Battery cells are used in numerous ways in energy storage systems for stationary as well as mobile applications, such as, for example, in emergency power systems or in the automotive industry for electric and hybrid vehicles. In these applications, a plurality of battery cells are connected to one another in series and/or also in parallel to form battery modules and batteries.
Due to manufacturing tolerances and or age related losses of capacity, the capacity of the battery cells connected together to form batteries is not always exactly the same. Charging and discharging of the battery cells, however, typically occurs jointly in a composite, whereby there is, for example, the danger of overcharging or deep discharging individual battery cells. There is consequently the danger of overheating individual battery cells, which generally leads in multiple steps to a thermal destruction of the corresponding battery cell.
For this reason, there is a need to provide intrinsically safe battery cells which comprise safety components for the protection thereof.
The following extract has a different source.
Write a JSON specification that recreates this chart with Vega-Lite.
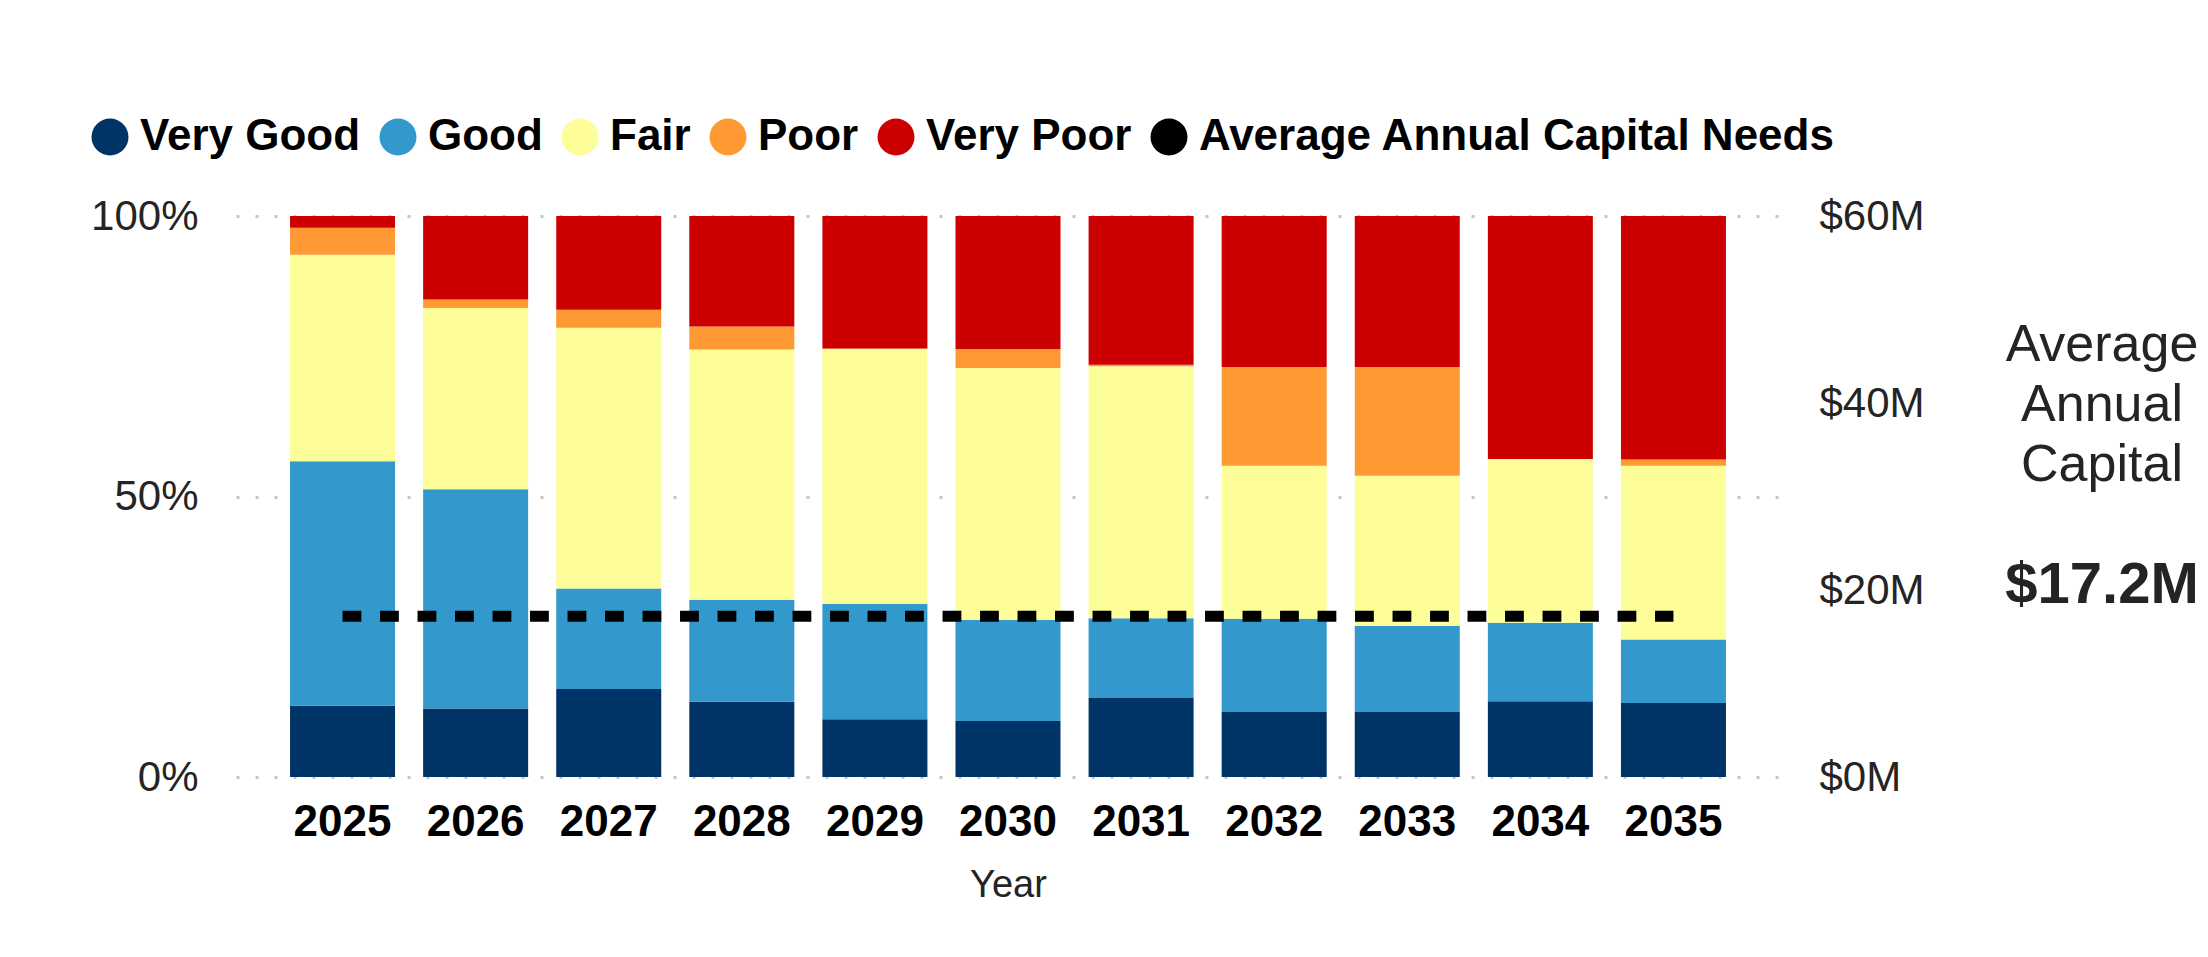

These include inter alia functions and devices such as safety switches CID (current interrupt device), valves for pressure relief or thermal protection devices against overheating due to overcharging or excessive current flow. In a simple case, an intrinsically safe battery comprises a switching device, with the help of which the intrinsically safe battery cell can be deactivated within the battery while the remaining battery cells of the battery can be further operated.
Intrinsically safe battery cells, such as intrinsically safe lithium ion cells, comprise in accordance with the prior art electronic components, such as, for example, a rapid discharging device in order to protect the battery cell in situations such as an internal or external short circuit, overcharging, deep discharging or external overheating.
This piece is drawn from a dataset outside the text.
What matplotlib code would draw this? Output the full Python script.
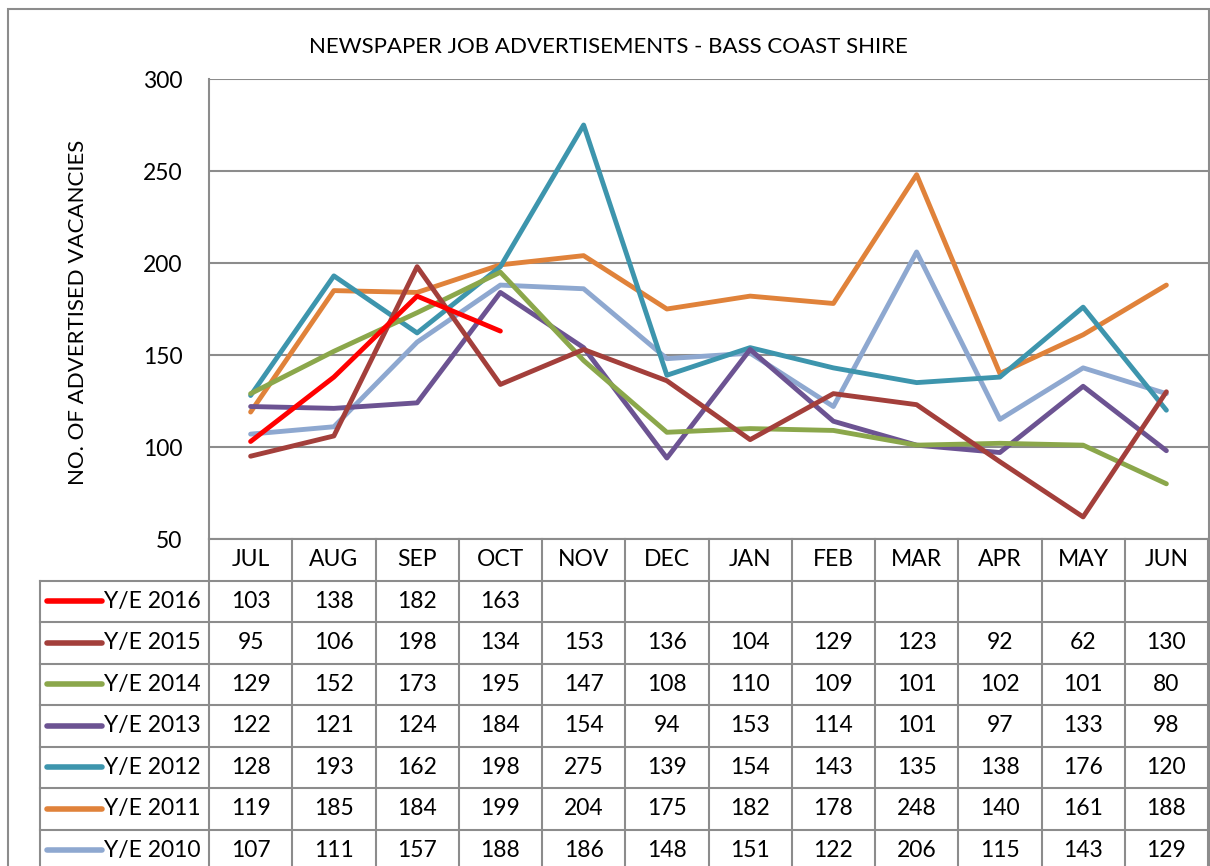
import numpy as np
import matplotlib.pyplot as plt
from matplotlib.patches import Rectangle

plt.rcParams['font.family'] = ['Lato', 'DejaVu Sans']

months = ['JUL', 'AUG', 'SEP', 'OCT', 'NOV', 'DEC', 'JAN', 'FEB', 'MAR', 'APR', 'MAY', 'JUN']
series_names = ['Y/E 2016', 'Y/E 2015', 'Y/E 2014', 'Y/E 2013', 'Y/E 2012', 'Y/E 2011', 'Y/E 2010']
ye2016 = [103, 138, 182, 163, None, None, None, None, None, None, None, None]
ye2015 = [95, 106, 198, 134, 153, 136, 104, 129, 123, 92, 62, 130]
ye2014 = [129, 152, 173, 195, 147, 108, 110, 109, 101, 102, 101, 80]
ye2013 = [122, 121, 124, 184, 154, 94, 153, 114, 101, 97, 133, 98]
ye2012 = [128, 193, 162, 198, 275, 139, 154, 143, 135, 138, 176, 120]
ye2011 = [119, 185, 184, 199, 204, 175, 182, 178, 248, 140, 161, 188]
ye2010 = [107, 111, 157, 188, 186, 148, 151, 122, 206, 115, 143, 129]
series = [ye2016, ye2015, ye2014, ye2013, ye2012, ye2011, ye2010]
colors = ['#FF0000', '#A33F3B', '#8BA74B', '#6C5392', '#3D95AD', '#E0823A', '#8EA8D0']

W, H = 1210, 866
fig = plt.figure(figsize=(W / 100, H / 100), dpi=100)

# pixel layout
px_left, px_right, px_top, px_bot = 209, 1208, 79, 539
colw = (px_right - px_left) / 12.0
rowh = 41.5
leg_left = 40
fs = 16.5

ax = fig.add_axes([px_left / W, 1 - px_bot / H, (px_right - px_left) / W, (px_bot - px_top) / H])
x = np.arange(12)
# draw older series first so newer lie on top
for name, vals, c in reversed(list(zip(series_names, series, colors))):
    y = np.array([np.nan if v is None else v for v in vals], dtype=float)
    ax.plot(x, y, color=c, lw=3.5, solid_joinstyle='round', solid_capstyle='round', zorder=3)

ax.set_xlim(-0.5, 11.5)
ax.set_ylim(50, 300)
ax.set_yticks([50, 100, 150, 200, 250, 300])
ax.set_xticks([])
ax.grid(True, axis='y', color='#8C8C8C', lw=1.5)
ax.set_axisbelow(True)
ax.tick_params(axis='y', length=0, pad=19, labelsize=fs)
for s in ['top', 'right']:
    ax.spines[s].set_visible(False)
ax.spines['left'].set_color('#8C8C8C')
ax.spines['left'].set_linewidth(1.5)
ax.spines['bottom'].set_color('#8C8C8C')
ax.spines['bottom'].set_linewidth(1.5)

# data table below the plot
tax = fig.add_axes([leg_left / W, 0, (px_right - leg_left) / W, (H - px_bot) / H])
tx0 = -0.5 - (px_left - leg_left) / colw
tax.set_xlim(tx0, 11.5)
tax.set_ylim((H - px_bot) / rowh, 0)
tax.axis('off')
gc = '#8C8C8C'
nrows = len(series) + 1
ybot = (H - px_bot) / rowh + 0.5
# vertical lines
for i in range(13):
    tax.plot([i - 0.5, i - 0.5], [0, ybot], color=gc, lw=1.5, clip_on=False)
tax.plot([tx0, tx0], [1, ybot], color=gc, lw=1.5, clip_on=False)
# horizontal lines
for r in range(1, nrows):
    tax.plot([tx0, 11.5], [r, r], color=gc, lw=1.5, clip_on=False)
for i, m in enumerate(months):
    tax.text(i, 0.5, m, ha='center', va='center', fontsize=fs)
for r, (name, vals, c) in enumerate(zip(series_names, series, colors)):
    yy = r + 1.5
    tax.plot([tx0 + 7 / colw, tx0 + 62 / colw], [yy, yy], color=c, lw=4, solid_capstyle='round', clip_on=False)
    tax.text(tx0 + 64 / colw, yy, name, ha='left', va='center', fontsize=fs)
    for i, v in enumerate(vals):
        if v is not None:
            tax.text(i, yy, str(v), ha='center', va='center', fontsize=fs)

fig.text(608 / W, 1 - 47 / H, 'NEWSPAPER JOB ADVERTISEMENTS - BASS COAST SHIRE',
         ha='center', va='center', fontsize=16)
fig.text(78 / W, 1 - 312 / H, 'NO. OF ADVERTISED VACANCIES', rotation=90,
         ha='center', va='center', fontsize=16)

# outer chart frame
fig.patches.append(Rectangle((8 / W, -0.05), (1209 - 8) / W, 1.05 - 9 / H, transform=fig.transFigure,
                             fill=False, edgecolor='#8C8C8C', lw=1.5))

fig.savefig('out.png', dpi=100)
Mechanisms that lead to an internal short circuit of a battery cell include plating. In this case, positively charged ions are not introduced into the structure of the electrode during the charging procedure but are deposited as a layer on said electrode. The layers of the deposits can lead to a short circuit between the electrodes. This effect can particularly occur when charging with very high currents or at low temperatures. Temperatures of approximately 0° Celsius and below are regarded here as low temperatures.
In this context, a rechargeable lithium cell comprising a reference electrode for monitoring the state of health thereof is know from the WIPO patent application WO 2009/036444 A2. The lithium cell comprises a battery management system including a state of charge monitor in order to obtain information in regard to a potential difference between the operating electrodes and the potential at one or a plurality of operating electrodes with respect to a reference electrode.
Furthermore, a battery control module is known from the U.S. Pat. No. 7,982,437 B2, which monitors discharge voltages that are associated with a traction battery of a vehicle. The battery control module operates the traction battery cyclically with a charging voltage-dependent charging/discharging profile in order to generate heat in the traction battery. If the temperature of the traction battery lies below a limit value, for example 10° C., the battery control module will operate the traction battery cyclically in order, for example, to generate heat during an early range of the vehicle operation at cold temperature conditions.